The United States remains the most incarcerated country in the world, and Cohen said this will only increase in the wake of the recall campaign.  Sentences will only get longer, and the racial disparities will increase.  Nevertheless, the filmmaker remains cautiously optimistic.

“I do think that out of the tragedy of Geroge Floyd’s murder, there was this beautiful thing that happened, which is [that] a shift in our understanding of the harms of mass incarceration really opened the door to reconsider our policies and our politics,” Cohen said.  “And it is slower and it is harder than I’d like it to be, but I don’t think this country would have been ready for this film in 2019.  I think it is because of the work of those activists, who put their bodies in the streets in 2020, that we get to have harder and more nuanced conversations now.”

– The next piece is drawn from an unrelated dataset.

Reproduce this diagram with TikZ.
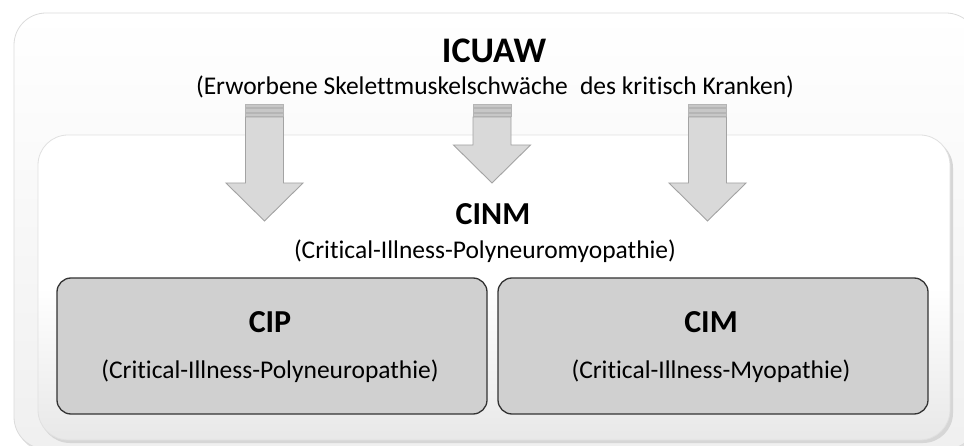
\documentclass[tikz,border=0pt]{standalone}
\usepackage{fontspec}
\setmainfont{Carlito}[Ligatures=NoCommon]
\usetikzlibrary{shadings}
\definecolor{arrowfill}{HTML}{D9D9D9}
\definecolor{arrowline}{HTML}{A3A3A3}
\definecolor{boxfill}{HTML}{D0D0D0}
\definecolor{boxline}{HTML}{333333}
\tikzset{
  title/.style={font=\fontsize{36}{40}\selectfont\bfseries, anchor=base, inner sep=0pt},
  subtitle/.style={font=\fontsize{32}{36}\selectfont\bfseries, anchor=base, inner sep=0pt},
  caption/.style={font=\fontsize{25.5}{30}\selectfont, anchor=base, inner sep=0pt},
  subbox/.style={draw=boxline, line width=1.3pt, fill=boxfill, rounded corners=14pt},
  blockarrow/.style={fill=arrowfill, draw=arrowline, line width=0.9pt},
  stripe/.style={fill=arrowfill!80!gray, draw=arrowline!80, line width=0.5pt},
}
% #1 centre x, #2 top y, #3 head start y, #4 tip y
\newcommand{\myblockarrow}[4]{%
  \fill[stripe] (#1-19,#2) rectangle (#1+19,#2+3);
  \fill[stripe] (#1-19,#2+4.5) rectangle (#1+19,#2+8);
  \fill[stripe] (#1-19,#2+9.5) rectangle (#1+19,#2+12.5);
  \draw[blockarrow] (#1-19,#2+13) -- (#1-19,#3) -- (#1-38.5,#3) -- (#1,#4)
     -- (#1+38.5,#3) -- (#1+19,#3) -- (#1+19,#2+13) -- cycle;
}
\begin{document}
\begin{tikzpicture}[x=1pt,y=-1pt]
\useasboundingbox (0,0) rectangle (964,446);
\begin{scope}
\clip (0,0) rectangle (964,446);
% outer panel shadow + panel
\fill[black!12, rounded corners=32pt] (16,16) rectangle (981,452);
\shade[top color=white, bottom color=black!6, rounded corners=32pt, draw=black!14, line width=0.8pt]
  (14,13) rectangle (978,449);
% inner panel shadow + panel
\fill[black!16, rounded corners=30pt] (40,138) rectangle (953,443);
\shade[top color=white, bottom color=black!9, middle color=white, rounded corners=30pt, draw=black!12, line width=0.8pt]
  (38,135) rectangle (950,440);
\end{scope}

% block arrows
\myblockarrow{264.5}{104}{183}{221}
\myblockarrow{492}{104}{145}{183}
\myblockarrow{707.5}{104}{183}{221}

% texts
\node[title] (icuaw) at (494,63) {ICUAW};
\node[caption] (icuawsub) at (495,95) {(Erworbene Skelettmuskelschwäche\hspace{0.25em} des kritisch Kranken)};
\node[subtitle] (cinm) at (493,225) {CINM};
\node[caption] (cinmsub) at (485,259) {(Critical-Illness-Polyneuromyopathie)};

% sub boxes
\draw[subbox] (57,278) rectangle (487,414);
\draw[subbox] (498,278) rectangle (928,414);
\node[subtitle] (cip) at (270,333) {CIP};
\node[caption] (cipsub) at (270,378) {(Critical-Illness-Polyneuropathie)};
\node[subtitle] (cim) at (711,333) {CIM};
\node[caption] (cimsub) at (711,378) {(Critical-Illness-Myopathie)};
\end{tikzpicture}
\end{document}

Because “The Recall: Reframed” is a short documentary, Cohen is working on two other documentaries of similar length, one about intimate partner violence and another on sex work.  In the meantime she wants to ensure that this film sparks the types of conversations she knows it can.

“The hope is to create a trilogy of three short films […] that address similar concepts that help us step back and think critically about a brand of feminism that equates justice with long prison sentences.” She added that such change will hopefully move the needle “to imagine other ways that we can find justice” (featured image: still from “The Recall: Reframed”).

“The Recall: Reframed” aired on MSNBC on March 19th and has been streaming on Peaccock since March 20th.